### SOURCE EXCERPT
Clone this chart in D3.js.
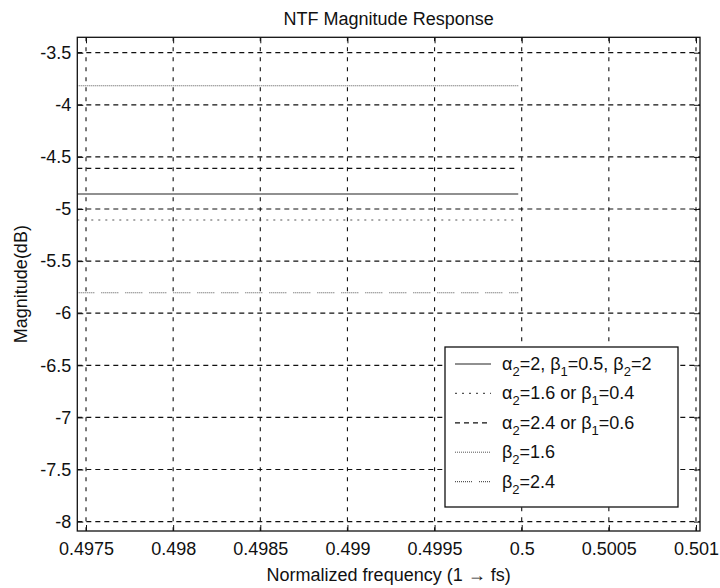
<!DOCTYPE html>
<html>
<head>
<meta charset="utf-8">
<script src="https://cdn.jsdelivr.net/npm/d3@7"></script>
<style>
  html, body { margin: 0; padding: 0; background: #fff; }
  svg text { font-family: "Liberation Sans", Arial, Helvetica, sans-serif; fill: #111; }
</style>
</head>
<body>
<svg id="chart" width="720" height="588"></svg>
<script>
// Frequency span covered by each trace (normalized to fs)
const freq = [0.49745, 0.49998];

// Magnitude of each NTF variant (dB)
const magNominal = [-4.856, -4.856];  // α2=2, β1=0.5, β2=2
const magLow     = [-5.106, -5.106];  // α2=1.6 or β1=0.4
const magHigh    = [-4.609, -4.609];  // α2=2.4 or β1=0.6
const magB2Low   = [-3.817, -3.817];  // β2=1.6
const magB2High  = [-5.803, -5.803];  // β2=2.4

// Axis ticks
const xTicks = [0.4975, 0.498, 0.4985, 0.499, 0.4995, 0.5, 0.5005, 0.501];
const xTickLabels = ["0.4975", "0.498", "0.4985", "0.499", "0.4995", "0.5", "0.5005", "0.501"];
const yTicks = [-3.5, -4, -4.5, -5, -5.5, -6, -6.5, -7, -7.5, -8];
const yTickLabels = ["-3.5", "-4", "-4.5", "-5", "-5.5", "-6", "-6.5", "-7", "-7.5", "-8"];

// Legend text; "_n" marks a subscript digit
const legendLabels = [
  "α_2=2, β_1=0.5, β_2=2",
  "α_2=1.6 or β_1=0.4",
  "α_2=2.4 or β_1=0.6",
  "β_2=1.6",
  "β_2=2.4"
];

const seriesValues = [magNominal, magLow, magHigh, magB2Low, magB2High];
const seriesStyles = [
  { stroke: "#222", dash: null,        width: 1.1 },
  { stroke: "#555", dash: "2,5",       width: 1.1 },
  { stroke: "#111", dash: "5,4",       width: 1.2 },
  { stroke: "#555", dash: "1,1",       width: 1.0 },
  { stroke: "#555", dash: "1,1,1,1,1,1,1,1,1,1,1,1,1,1,1,1,1,7", width: 1.1 }
];

const svg = d3.select("#chart");
const plot = { left: 77.3, right: 700, top: 37.3, bottom: 531 };

const x = d3.scaleLinear().domain([0.49745, 0.501023]).range([plot.left, plot.right]);
const y = d3.scaleLinear().domain([-8.09, -3.352]).range([plot.bottom, plot.top]);

// Grid
const grid = svg.append("g").attr("class", "grid");
grid.selectAll("line.h").data(yTicks).join("line")
  .attr("class", "h")
  .attr("x1", plot.left).attr("x2", plot.right)
  .attr("y1", d => y(d)).attr("y2", d => y(d))
  .attr("stroke", "#111").attr("stroke-width", 1.2)
  .attr("stroke-dasharray", "5,4");
grid.selectAll("line.v").data(xTicks).join("line")
  .attr("class", "v")
  .attr("y1", plot.top).attr("y2", plot.bottom)
  .attr("x1", d => x(d)).attr("x2", d => x(d))
  .attr("stroke", "#111").attr("stroke-width", 1.1)
  .attr("stroke-dasharray", "4,6");

// Traces
const line = d3.line().x((d, i) => x(freq[i])).y(d => y(d));
svg.append("g").selectAll("path").data(seriesValues).join("path")
  .attr("d", d => line(d))
  .attr("fill", "none")
  .attr("stroke", (d, i) => seriesStyles[i].stroke)
  .attr("stroke-width", (d, i) => seriesStyles[i].width)
  .attr("stroke-dasharray", (d, i) => seriesStyles[i].dash);

// Axes with inward ticks on all four sides
const tickLen = 6;
const xAxisB = d3.axisBottom(x).tickValues(xTicks).tickSize(-tickLen).tickFormat((d, i) => xTickLabels[i]).tickPadding(11);
const xAxisT = d3.axisTop(x).tickValues(xTicks).tickSize(-tickLen).tickFormat("");
const yAxisL = d3.axisLeft(y).tickValues(yTicks).tickSize(-tickLen).tickFormat((d, i) => yTickLabels[i]).tickPadding(6);
const yAxisR = d3.axisRight(y).tickValues(yTicks).tickSize(-tickLen).tickFormat("");

function styleAxis(g) {
  g.select(".domain").remove();
  g.selectAll(".tick line").attr("stroke", "#111").attr("stroke-width", 1);
  g.selectAll(".tick text").attr("font-size", 18).attr("fill", "#111")
    .style("font-family", "'Liberation Sans', Arial, sans-serif");
}
svg.append("g").attr("transform", `translate(0,${plot.bottom})`).call(xAxisB).call(styleAxis);
svg.append("g").attr("transform", `translate(0,${plot.top})`).call(xAxisT).call(styleAxis);
svg.append("g").attr("transform", `translate(${plot.left},0)`).call(yAxisL).call(styleAxis);
svg.append("g").attr("transform", `translate(${plot.right},0)`).call(yAxisR).call(styleAxis);

// Frame
svg.append("rect")
  .attr("x", plot.left).attr("y", plot.top)
  .attr("width", plot.right - plot.left).attr("height", plot.bottom - plot.top)
  .attr("fill", "none").attr("stroke", "#111").attr("stroke-width", 1.3);

// Titles
const cx = (plot.left + plot.right) / 2;
svg.append("text").attr("x", cx).attr("y", 25).attr("text-anchor", "middle")
  .attr("font-size", 18).text("NTF Magnitude Response");
svg.append("text").attr("x", cx).attr("y", 581).attr("text-anchor", "middle")
  .attr("font-size", 18).text("Normalized frequency (1 \u2192 fs)");
svg.append("text")
  .attr("transform", `translate(27,${(plot.top + plot.bottom) / 2}) rotate(-90)`)
  .attr("text-anchor", "middle").attr("font-size", 18).text("Magnitude(dB)");

// Legend
const lg = { x: 445, y: 347, w: 233, h: 160, row0: 364, step: 29.4 };
const legend = svg.append("g");
legend.append("rect")
  .attr("x", lg.x).attr("y", lg.y).attr("width", lg.w).attr("height", lg.h)
  .attr("fill", "#fff").attr("stroke", "#111").attr("stroke-width", 1.3);

legendLabels.forEach((label, i) => {
  const cy = lg.row0 + i * lg.step;
  const st = seriesStyles[i];
  legend.append("line")
    .attr("x1", lg.x + 10).attr("x2", lg.x + 46)
    .attr("y1", cy).attr("y2", cy)
    .attr("stroke", st.stroke).attr("stroke-width", st.width)
    .attr("stroke-dasharray", st.dash);
  const t = legend.append("text").attr("x", lg.x + 57).attr("y", cy + 6).attr("font-size", 18);
  const parts = label.split(/_(\d)/);
  parts.forEach((p, k) => {
    if (k % 2 === 1) {
      t.append("tspan").attr("font-size", 13).attr("dy", 6).text(p);
    } else if (p.length) {
      t.append("tspan").attr("dy", k === 0 ? 0 : -6).text(p);
    }
  });
});
</script>
</body>
</html>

### GOAL OF THE EXERCISE
Take the data above and repeat it exactly, leaving each picture out.

### FINISHED EXERCISE
Clone this chart in D3.js.
<!DOCTYPE html>
<html>
<head>
<meta charset="utf-8">
<script src="https://cdn.jsdelivr.net/npm/d3@7"></script>
<style>
  html, body { margin: 0; padding: 0; background: #fff; }
  svg text { font-family: "Liberation Sans", Arial, Helvetica, sans-serif; fill: #111; }
</style>
</head>
<body>
<svg id="chart" width="720" height="588"></svg>
<script>
// Frequency span covered by each trace (normalized to fs)
const freq = [0.49745, 0.49998];

// Magnitude of each NTF variant (dB)
const magNominal = [-4.856, -4.856];  // α2=2, β1=0.5, β2=2
const magLow     = [-5.106, -5.106];  // α2=1.6 or β1=0.4
const magHigh    = [-4.609, -4.609];  // α2=2.4 or β1=0.6
const magB2Low   = [-3.817, -3.817];  // β2=1.6
const magB2High  = [-5.803, -5.803];  // β2=2.4

// Axis ticks
const xTicks = [0.4975, 0.498, 0.4985, 0.499, 0.4995, 0.5, 0.5005, 0.501];
const xTickLabels = ["0.4975", "0.498", "0.4985", "0.499", "0.4995", "0.5", "0.5005", "0.501"];
const yTicks = [-3.5, -4, -4.5, -5, -5.5, -6, -6.5, -7, -7.5, -8];
const yTickLabels = ["-3.5", "-4", "-4.5", "-5", "-5.5", "-6", "-6.5", "-7", "-7.5", "-8"];

// Legend text; "_n" marks a subscript digit
const legendLabels = [
  "α_2=2, β_1=0.5, β_2=2",
  "α_2=1.6 or β_1=0.4",
  "α_2=2.4 or β_1=0.6",
  "β_2=1.6",
  "β_2=2.4"
];

const seriesValues = [magNominal, magLow, magHigh, magB2Low, magB2High];
const seriesStyles = [
  { stroke: "#222", dash: null,        width: 1.1 },
  { stroke: "#555", dash: "2,5",       width: 1.1 },
  { stroke: "#111", dash: "5,4",       width: 1.2 },
  { stroke: "#555", dash: "1,1",       width: 1.0 },
  { stroke: "#555", dash: "1,1,1,1,1,1,1,1,1,1,1,1,1,1,1,1,1,7", width: 1.1 }
];

const svg = d3.select("#chart");
const plot = { left: 77.3, right: 700, top: 37.3, bottom: 531 };

const x = d3.scaleLinear().domain([0.49745, 0.501023]).range([plot.left, plot.right]);
const y = d3.scaleLinear().domain([-8.09, -3.352]).range([plot.bottom, plot.top]);

// Grid
const grid = svg.append("g").attr("class", "grid");
grid.selectAll("line.h").data(yTicks).join("line")
  .attr("class", "h")
  .attr("x1", plot.left).attr("x2", plot.right)
  .attr("y1", d => y(d)).attr("y2", d => y(d))
  .attr("stroke", "#111").attr("stroke-width", 1.2)
  .attr("stroke-dasharray", "5,4");
grid.selectAll("line.v").data(xTicks).join("line")
  .attr("class", "v")
  .attr("y1", plot.top).attr("y2", plot.bottom)
  .attr("x1", d => x(d)).attr("x2", d => x(d))
  .attr("stroke", "#111").attr("stroke-width", 1.1)
  .attr("stroke-dasharray", "4,6");

// Traces
const line = d3.line().x((d, i) => x(freq[i])).y(d => y(d));
svg.append("g").selectAll("path").data(seriesValues).join("path")
  .attr("d", d => line(d))
  .attr("fill", "none")
  .attr("stroke", (d, i) => seriesStyles[i].stroke)
  .attr("stroke-width", (d, i) => seriesStyles[i].width)
  .attr("stroke-dasharray", (d, i) => seriesStyles[i].dash);

// Axes with inward ticks on all four sides
const tickLen = 6;
const xAxisB = d3.axisBottom(x).tickValues(xTicks).tickSize(-tickLen).tickFormat((d, i) => xTickLabels[i]).tickPadding(11);
const xAxisT = d3.axisTop(x).tickValues(xTicks).tickSize(-tickLen).tickFormat("");
const yAxisL = d3.axisLeft(y).tickValues(yTicks).tickSize(-tickLen).tickFormat((d, i) => yTickLabels[i]).tickPadding(6);
const yAxisR = d3.axisRight(y).tickValues(yTicks).tickSize(-tickLen).tickFormat("");

function styleAxis(g) {
  g.select(".domain").remove();
  g.selectAll(".tick line").attr("stroke", "#111").attr("stroke-width", 1);
  g.selectAll(".tick text").attr("font-size", 18).attr("fill", "#111")
    .style("font-family", "'Liberation Sans', Arial, sans-serif");
}
svg.append("g").attr("transform", `translate(0,${plot.bottom})`).call(xAxisB).call(styleAxis);
svg.append("g").attr("transform", `translate(0,${plot.top})`).call(xAxisT).call(styleAxis);
svg.append("g").attr("transform", `translate(${plot.left},0)`).call(yAxisL).call(styleAxis);
svg.append("g").attr("transform", `translate(${plot.right},0)`).call(yAxisR).call(styleAxis);

// Frame
svg.append("rect")
  .attr("x", plot.left).attr("y", plot.top)
  .attr("width", plot.right - plot.left).attr("height", plot.bottom - plot.top)
  .attr("fill", "none").attr("stroke", "#111").attr("stroke-width", 1.3);

// Titles
const cx = (plot.left + plot.right) / 2;
svg.append("text").attr("x", cx).attr("y", 25).attr("text-anchor", "middle")
  .attr("font-size", 18).text("NTF Magnitude Response");
svg.append("text").attr("x", cx).attr("y", 581).attr("text-anchor", "middle")
  .attr("font-size", 18).text("Normalized frequency (1 \u2192 fs)");
svg.append("text")
  .attr("transform", `translate(27,${(plot.top + plot.bottom) / 2}) rotate(-90)`)
  .attr("text-anchor", "middle").attr("font-size", 18).text("Magnitude(dB)");

// Legend
const lg = { x: 445, y: 347, w: 233, h: 160, row0: 364, step: 29.4 };
const legend = svg.append("g");
legend.append("rect")
  .attr("x", lg.x).attr("y", lg.y).attr("width", lg.w).attr("height", lg.h)
  .attr("fill", "#fff").attr("stroke", "#111").attr("stroke-width", 1.3);

legendLabels.forEach((label, i) => {
  const cy = lg.row0 + i * lg.step;
  const st = seriesStyles[i];
  legend.append("line")
    .attr("x1", lg.x + 10).attr("x2", lg.x + 46)
    .attr("y1", cy).attr("y2", cy)
    .attr("stroke", st.stroke).attr("stroke-width", st.width)
    .attr("stroke-dasharray", st.dash);
  const t = legend.append("text").attr("x", lg.x + 57).attr("y", cy + 6).attr("font-size", 18);
  const parts = label.split(/_(\d)/);
  parts.forEach((p, k) => {
    if (k % 2 === 1) {
      t.append("tspan").attr("font-size", 13).attr("dy", 6).text(p);
    } else if (p.length) {
      t.append("tspan").attr("dy", k === 0 ? 0 : -6).text(p);
    }
  });
});
</script>
</body>
</html>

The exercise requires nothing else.